When we think about it this way, its clear that Thomas was not a doubter. He didn’t doubt the resurrection of Jesus—he fully rejected it until he could have physical proof. John 20:24 describes an appearance of Jesus to the apostles except Thomas:
Now Thomas, one of the Twelve, called the Twin, was not with them when Jesus came. So the other disciples told him, “We have seen the Lord.” But he said to them, “Unless I see in his hands the mark of the nails, and place my finger into the mark of the nails, and place my hand into his side, I will never believe.”
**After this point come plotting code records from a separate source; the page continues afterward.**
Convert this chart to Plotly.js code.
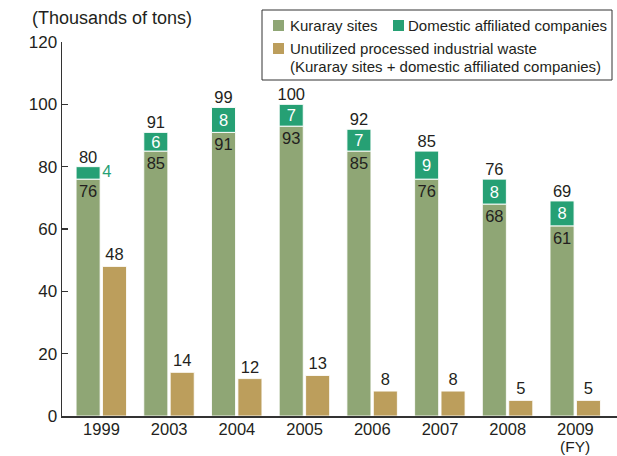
<!DOCTYPE html>
<html>
<head>
<meta charset="utf-8">
<script src="https://cdn.plot.ly/plotly-3.0.1.min.js"></script>
<style>html,body{margin:0;padding:0;background:#fff;}#chart{width:617px;height:456px;}</style>
</head>
<body>
<div id="chart"></div>
<script>
// ---- data ----
var years = ['1999', '2003', '2004', '2005', '2006', '2007', '2008', '2009'];
var kuraraySites = [76, 85, 91, 93, 85, 76, 68, 61];
var domesticAffiliated = [4, 6, 8, 7, 7, 9, 8, 8];
var totals = [80, 91, 99, 100, 92, 85, 76, 69];
var unutilizedWaste = [48, 14, 12, 13, 8, 8, 5, 5];
var tickLabels = ['1999', '2003', '2004', '2005', '2006', '2007', '2008', '2009'];
var fiscalYearNote = '(FY)';

// ---- style ----
var FONT = '"Liberation Sans", Arial, Helvetica, sans-serif';
var TXT = '#231f20';
var GREEN = 'rgb(143,166,117)';
var TEAL = 'rgb(38,160,116)';
var TAN = 'rgb(188,158,92)';
var BW = 0.355, GOFF = -0.375, TOFF = 0.015;
var L = 62, T = 42, W = 617, H = 456, B = 40, R = 0;
var PW = W - L - R, PH = H - T - B;
function px2x(px) { return (px - L) / PW; }
function py2y(py) { return (H - B - py) / PH; }

var idx = years.map(function (_, i) { return i; });
var greenCenter = idx.map(function (i) { return i + GOFF + BW / 2; });
var smallTeal = domesticAffiliated.map(function (v) { return v < 5; });

var traces = [
  {
    type: 'bar', name: 'Kuraray sites', x: idx, y: kuraraySites,
    width: BW, offset: GOFF,
    marker: { color: GREEN, line: { color: 'rgba(255,255,255,0.85)', width: 1 } },
    text: kuraraySites.map(String), textposition: 'inside', insidetextanchor: 'end',
    textangle: 0, constraintext: 'none',
    textfont: { family: FONT, size: 16.5, color: TXT },
    hoverinfo: 'skip'
  },
  {
    type: 'bar', name: 'Domestic affiliated companies', x: idx, y: domesticAffiliated,
    base: kuraraySites, width: BW, offset: GOFF,
    marker: { color: TEAL, line: { color: 'rgba(255,255,255,0.95)', width: 1 } },
    text: domesticAffiliated.map(function (v, i) { return smallTeal[i] ? '' : String(v); }),
    textposition: 'inside', insidetextanchor: 'middle', textangle: 0, constraintext: 'none',
    textfont: { family: FONT, size: 16.5, color: '#ffffff' },
    hoverinfo: 'skip'
  },
  {
    type: 'bar', name: 'Unutilized processed industrial waste', x: idx, y: unutilizedWaste,
    width: BW, offset: TOFF,
    marker: { color: TAN, line: { color: 'rgba(255,255,255,0.85)', width: 1 } },
    text: unutilizedWaste.map(String), textposition: 'outside', textangle: 0, constraintext: 'none',
    textfont: { family: FONT, size: 16.5, color: TXT },
    cliponaxis: false, hoverinfo: 'skip'
  },
  {
    type: 'scatter', mode: 'text', x: greenCenter, y: totals,
    text: totals.map(String), textposition: 'top center',
    textfont: { family: FONT, size: 16.5, color: TXT },
    cliponaxis: false, hoverinfo: 'skip'
  },
  {
    type: 'scatter', mode: 'text',
    x: idx.filter(function (i) { return smallTeal[i]; }).map(function (i) { return i + 0.08; }),
    y: idx.filter(function (i) { return smallTeal[i]; }).map(function (i) { return kuraraySites[i] + domesticAffiliated[i] / 2; }),
    text: idx.filter(function (i) { return smallTeal[i]; }).map(function (i) { return String(domesticAffiliated[i]); }),
    textposition: 'middle center',
    textfont: { family: FONT, size: 16.5, color: TEAL },
    cliponaxis: false, hoverinfo: 'skip'
  }
];

var shapes = [
  { type: 'rect', xref: 'paper', yref: 'paper', x0: px2x(262), x1: px2x(612), y0: py2y(80), y1: py2y(10),
    line: { color: '#333', width: 1 }, fillcolor: '#fff', layer: 'above' },
  { type: 'rect', xref: 'paper', yref: 'paper', x0: px2x(273), x1: px2x(284), y0: py2y(31), y1: py2y(20),
    line: { width: 0 }, fillcolor: GREEN, layer: 'above' },
  { type: 'rect', xref: 'paper', yref: 'paper', x0: px2x(393), x1: px2x(404), y0: py2y(31), y1: py2y(20),
    line: { width: 0 }, fillcolor: TEAL, layer: 'above' },
  { type: 'rect', xref: 'paper', yref: 'paper', x0: px2x(273), x1: px2x(284), y0: py2y(54), y1: py2y(43),
    line: { width: 0 }, fillcolor: TAN, layer: 'above' }
];

function legText(t, px, py) {
  return { xref: 'paper', yref: 'paper', x: px2x(px), y: py2y(py), xanchor: 'left', yanchor: 'middle',
    text: t, showarrow: false, font: { family: FONT, size: 15, color: TXT } };
}

var annotations = [
  { xref: 'paper', yref: 'paper', x: px2x(30), y: py2y(18), xanchor: 'left', yanchor: 'middle',
    text: '(Thousands of tons)', showarrow: false, font: { family: FONT, size: 18, color: TXT } },
  legText('Kuraray sites', 288, 25.5),
  legText('Domestic affiliated companies', 406, 25.5),
  legText('Unutilized processed industrial waste', 288, 48.5),
  legText('(Kuraray sites + domestic affiliated companies)', 288, 66.5),
  { xref: 'x', yref: 'paper', x: idx[idx.length - 1], y: py2y(456), xanchor: 'center', yanchor: 'bottom',
    text: fiscalYearNote, showarrow: false, borderpad: 0, font: { family: FONT, size: 15.5, color: TXT } }
];

var layout = {
  width: W, height: H,
  margin: { l: L, r: R, t: T, b: B, pad: 0 },
  paper_bgcolor: '#fff', plot_bgcolor: '#fff',
  showlegend: false,
  barmode: 'overlay',
  font: { family: FONT, color: TXT },
  xaxis: {
    range: [-0.583, 7.614], tickmode: 'array', tickvals: idx, ticktext: tickLabels,
    showline: true, linecolor: '#333', linewidth: 1.5, ticks: '', showgrid: false, zeroline: false,
    ticklabelstandoff: -2,
    tickfont: { family: FONT, size: 16.5, color: TXT }, fixedrange: true
  },
  yaxis: {
    range: [0, 120], dtick: 20, tick0: 0, ticks: 'inside', ticklen: 6, tickwidth: 1.5, tickcolor: '#333',
    showline: true, linecolor: '#333', linewidth: 1.5, showgrid: false, zeroline: false,
    tickfont: { family: FONT, size: 17, color: TXT }, fixedrange: true
  },
  shapes: shapes,
  annotations: annotations
};

Plotly.newPlot('chart', traces, layout, { displayModeBar: false, staticPlot: true });
</script>
</body>
</html>
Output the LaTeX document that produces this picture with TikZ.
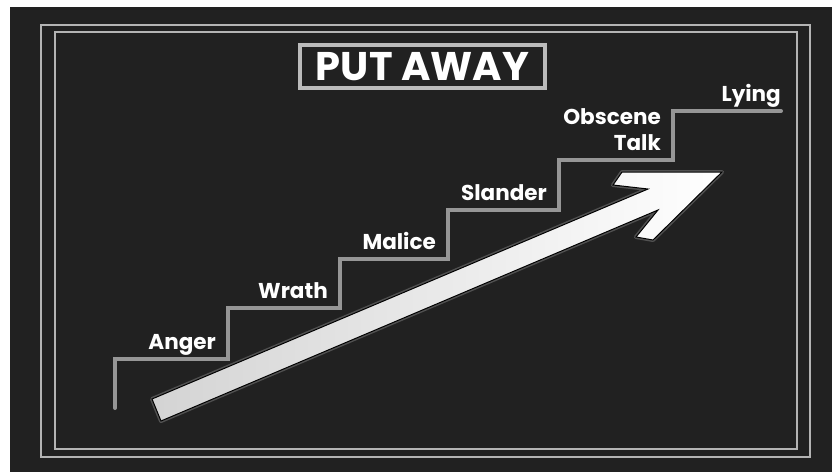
\documentclass[tikz,border=0pt]{standalone}
\usepackage{fontspec}
\setmainfont{Poppins}
\usepackage{tikz}
\usetikzlibrary{calc}
\definecolor{board}{HTML}{212121}
\definecolor{chalkline}{HTML}{B4B4B4}
\definecolor{stairgray}{HTML}{969696}

\begin{document}
\begin{tikzpicture}[x=1pt, y=-1pt,
    frameline/.style={draw=chalkline, line width=2.2pt},
    stair/.style={draw=stairgray, line width=4pt, line cap=round, line join=miter},
    steplbl/.style={anchor=base east, yshift=10pt, text=white,
                    font=\fontsize{21.5}{26}\selectfont\bfseries, align=right, inner sep=0pt},
    titlebox/.style={draw=chalkline!90, line width=4pt, fill=board, text=white,
                     minimum width=245pt, minimum height=43pt, inner sep=0pt,
                     font=\fontsize{40}{44}\selectfont\bfseries}]
  \useasboundingbox (0,0) rectangle (832,472);
  \fill[board] (10,7) rectangle (832,472);
  \draw[frameline] (41,25) rectangle (810,457);
  \draw[frameline] (55,32) rectangle (797,449);
  \node[titlebox] (title) at (422.5,66.5) {PUT AWAY};

  \coordinate (st0) at (115,408);
  \foreach \x/\y [count=\i] in {115/359,228/308,340/259,448/210,559/160,673/111,781/111}
    \coordinate (up\i) at (\x,\y);
  \draw[stair] (st0) -- (up1) \foreach \i in {2,...,6}{ -| (up\i) } -- (up7);

  \foreach \i/\j/\txt in {1/2/Anger, 2/3/Wrath, 3/4/Malice, 4/5/Slander,
                          5/6/{Obscene\\Talk}}
    \node[steplbl, xshift=-12pt] (lbl\i) at (up\j |- up\i) {\txt};
  \node[steplbl] (lbl6) at (up7) {Lying};

  \coordinate (a1) at (152,399);
  \coordinate (a2) at (648,189);
  \coordinate (a3) at (613,185);
  \coordinate (a4) at (622,172);
  \coordinate (tip) at (722,172);
  \coordinate (a6) at (653,240);
  \coordinate (a7) at (636,237);
  \coordinate (a8) at (658,210);
  \coordinate (a9) at (161,421);
  \draw[black!40, line width=4pt, opacity=.4, line join=round]
    (a1) -- (a2) -- (a3) -- (a4) -- (tip) -- (a6) -- (a7) -- (a8) -- (a9) -- cycle;
  \path[draw=black, line width=1pt, left color=black!17, right color=white, shading angle=90]
    (a1) -- (a2) -- (a3) -- (a4) -- (tip) -- (a6) -- (a7) -- (a8) -- (a9) -- cycle;
\end{tikzpicture}
\end{document}
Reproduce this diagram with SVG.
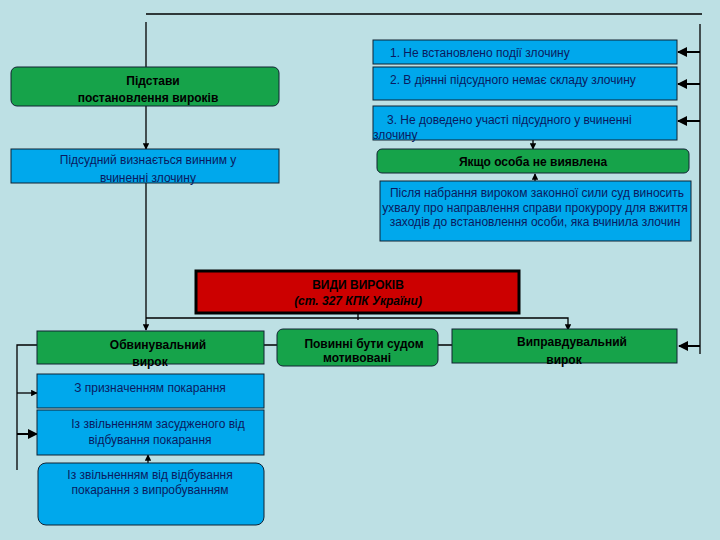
<svg xmlns="http://www.w3.org/2000/svg" width="720" height="540" viewBox="0 0 720 540">
<style>
.b{fill:#00a8ec;stroke:#123;stroke-width:1}
.g{fill:#16a34a;stroke:#123;stroke-width:1}
text{font-family:"Liberation Sans",Arial,sans-serif;font-size:12px;fill:#0a1a60}
.k{fill:#000;font-weight:bold}
.c{stroke:#000;stroke-width:1.3;fill:none}
</style>
<defs><marker id="a" viewBox="0 0 10 10" refX="9" refY="5" markerWidth="5" markerHeight="5" orient="auto"><path d="M0,0L10,5L0,10z" fill="#000"/></marker></defs>
<rect width="720" height="540" fill="#bde0e4"/>
<g id="connectors" class="c">
<path d="M146,14H702"/>
<path d="M146,22V149" marker-end="url(#a)"/>
<path d="M146,183V330" marker-end="url(#a)"/>
<path d="M700,24V354"/>
<path d="M700,52H678" marker-end="url(#a)" stroke-width="2"/>
<path d="M700,84H678" marker-end="url(#a)" stroke-width="2"/>
<path d="M700,121H678" marker-end="url(#a)" stroke-width="2"/>
<path d="M700,346H679" marker-end="url(#a)" stroke-width="2"/>
<path d="M533,140V149" marker-end="url(#a)"/>
<path d="M535,181V174" marker-end="url(#a)"/>
<path d="M358,313V320M146,318H568V330" marker-end="url(#a)"/>
<path d="M264,345H277M438,345H452"/>
<path d="M37,345H17V470"/>
<path d="M17,393H37" marker-end="url(#a)"/>
<path d="M17,434H37" marker-end="url(#a)" stroke-width="2"/>
<path d="M148,463V455" marker-end="url(#a)"/>
</g>
<g id="n1"><rect class="b" x="373" y="40" width="304" height="24"/><text x="390" y="57">1. Не встановлено події злочину</text></g>
<g id="n2"><rect class="b" x="373" y="67" width="304" height="33"/><text x="390" y="84">2. В діянні підсудного немає складу злочину</text></g>
<g id="n3"><rect class="b" x="373" y="106" width="304" height="34"/><text x="387" y="124">3. Не доведено участі підсудного у вчиненні</text><text x="373" y="139">злочину</text></g>
<g id="n4"><rect class="g" x="377" y="149" width="312" height="24" rx="5"/><text class="k" x="533" y="166" text-anchor="middle">Якщо особа не виявлена</text></g>
<g id="n5"><rect class="b" x="380" y="181" width="311" height="60"/><text font-size="10.5" text-anchor="middle"><tspan x="537" y="197">Після набрання вироком законної сили суд виносить</tspan><tspan x="535" y="212">ухвалу про направлення справи прокурору для вжиття</tspan><tspan x="535" y="226">заходів до встановлення особи, яка вчинила злочин</tspan></text></g>
<g id="n6"><rect class="g" x="11" y="67" width="268" height="39" rx="6"/><text class="k" x="153" y="85" text-anchor="middle">Підстави</text><text class="k" x="148" y="102" text-anchor="middle">постановлення вироків</text></g>
<g id="n7"><rect class="b" x="11" y="149" width="268" height="34"/><text x="148" y="164" text-anchor="middle">Підсудний визнається винним у</text><text x="148" y="182" text-anchor="middle">вчиненні злочину</text></g>
<g id="n8"><rect x="196" y="271" width="323" height="42" fill="#cc0000" stroke="#000" stroke-width="3"/><text class="k" x="358" y="289" text-anchor="middle">ВИДИ ВИРОКІВ</text><text class="k" x="358" y="305" text-anchor="middle" font-style="italic">(ст. 327 КПК України)</text></g>
<g id="n9"><rect class="g" x="37" y="331" width="227" height="33"/><text class="k" x="158" y="349" text-anchor="middle">Обвинувальний</text><text class="k" x="150" y="366" text-anchor="middle">вирок</text></g>
<g id="n10"><rect class="g" x="277" y="329" width="161" height="37" rx="6"/><text class="k" x="364" y="348" text-anchor="middle">Повинні бути судом</text><text class="k" x="357" y="362" text-anchor="middle">мотивовані</text></g>
<g id="n11"><rect class="g" x="452" y="329" width="225" height="34"/><text class="k" x="572" y="346" text-anchor="middle" font-family="Liberation Serif,serif">Виправдувальний</text><text class="k" x="564" y="364" text-anchor="middle" font-family="Liberation Serif,serif">вирок</text></g>
<g id="n12"><rect class="b" x="37" y="374" width="227" height="34"/><text x="150" y="392" text-anchor="middle">З призначенням покарання</text></g>
<g id="n13"><rect class="b" x="37" y="410" width="227" height="45"/><text x="158" y="428" text-anchor="middle">Із звільненням засудженого від</text><text x="150" y="444" text-anchor="middle">відбування покарання</text></g>
<g id="n14"><rect class="b" x="38" y="463" width="226" height="62" rx="8"/><text x="150" y="479" text-anchor="middle" font-size="10.5">Із звільненням від відбування</text><text x="150" y="494" text-anchor="middle" font-size="10.5">покарання з випробуванням</text></g>
</svg>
As this passage clearly indicates, Thomas refused to believe. He didn’t doubt the resurrection; he rejected it entirely and claimed he would never believe without physically touching the risen Jesus. The adjective “doubting” misrepresents Thomas’ unbelief. Maybe we should call him “Skeptical Thomas” or “Incredulous Thomas.” Probably the most accurate title would be “Disbelieving Thomas.” But, of course, that doesn’t have the same flair as “Doubting Thomas.” Regardless, Thomas was not a doubter and we need to stop referring to him as one!